I don't really know if it's _that_ useful to show the histogram and bar chart breakdown for _all_ jobs. Those are useful diagnostic tools once you filter but otherwise are just novel.

stevekuznetsov on 29 Aug 2019

@stevekuznetsov - I agree with you regarding histogram ... but my second point was that if we only return 500 jobs on load, then the remaining n amount of jobs will not be known to the front-end; since filtering in the UI does not make an API call, but rather uses the allBuilds javascript requested onload, information will be lost on FE.

Currently, although 500 most recent jobs are shown onload. The other n jobs still exist to be uncovered via various filtering mechanisms on FE.

clarketm on 29 Aug 2019

Right. I guess we could also just make more pointed requests to the backend -- pass along the filter options and do the filtering server-side. If we want to have 55M of data to work with we can't also hold it all in the front-end and work on it there. Will be faster in Go anyway ;)

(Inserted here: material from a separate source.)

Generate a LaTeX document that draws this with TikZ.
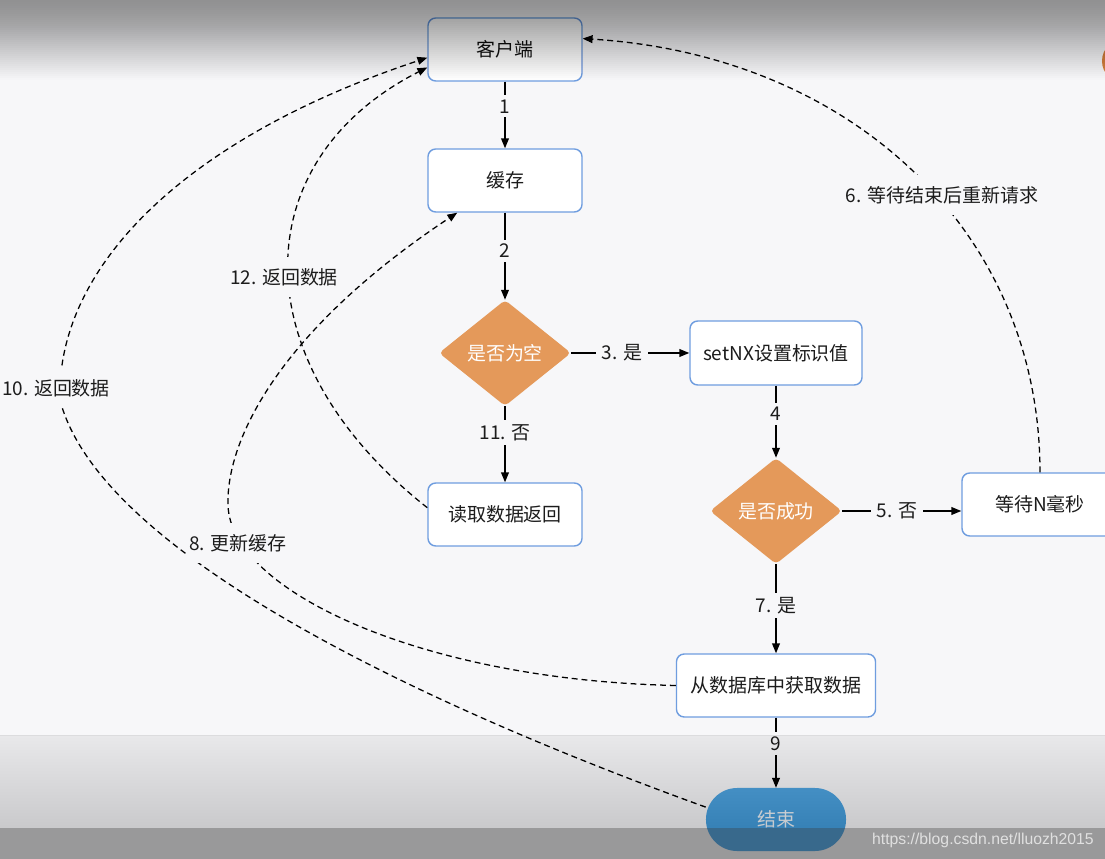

stevekuznetsov on 29 Aug 2019

I agree with you @stevekuznetsov that the filtering, sorting, punning can be better (and more robustly) handled server-side. The implementation on FE should be trivial; most of the effort will be server-side to build the API to accept additional parameters and properly munge this information. I can start a design for this and solicit feedback.

@Katharine
For now, if we want to move forward with prowjobs.js (#14126) we can omit the fields I list above (https://github.com/kubernetes/test-infra/issues/5216#issuecomment-526289836) (and more) to get a comparable payload size to the original.

clarketm on 29 Aug 2019

❤1

@stevekuznetsov

Once #14254 and #14258 go through, you can close this issue. Also, please use your admin powers to edit the original issue and check the boxes.

clarketm on 10 Sep 2019

Issues go stale after 90d of inactivity.
Mark the issue as fresh with /remove-lifecycle stale.
Stale issues rot after an additional 30d of inactivity and eventually close.

If this issue is safe to close now please do so with /close.

Send feedback to sig-testing, kubernetes/test-infra and/or fejta.
/lifecycle stale

fejta-bot on 9 Dec 2019

Stale issues rot after 30d of inactivity.
Mark the issue as fresh with /remove-lifecycle rotten.
Rotten issues close after an additional 30d of inactivity.

If this issue is safe to close now please do so with /close.

Send feedback to sig-testing, kubernetes/test-infra and/or fejta.
/lifecycle rotten

fejta-bot on 8 Jan 2020

Rotten issues close after 30d of inactivity.
Reopen the issue with /reopen.
Mark the issue as fresh with /remove-lifecycle rotten.

Send feedback to sig-testing, kubernetes/test-infra and/or fejta.
/close

fejta-bot on 7 Feb 2020

@fejta-bot: Closing this issue.

In response to this:

Rotten issues close after 30d of inactivity.
Reopen the issue with /reopen.
Mark the issue as fresh with /remove-lifecycle rotten.

Send feedback to sig-testing, kubernetes/test-infra and/or fejta.
/close

Instructions for interacting with me using PR comments are available here. If you have questions or suggestions related to my behavior, please file an issue against the kubernetes/test-infra repository.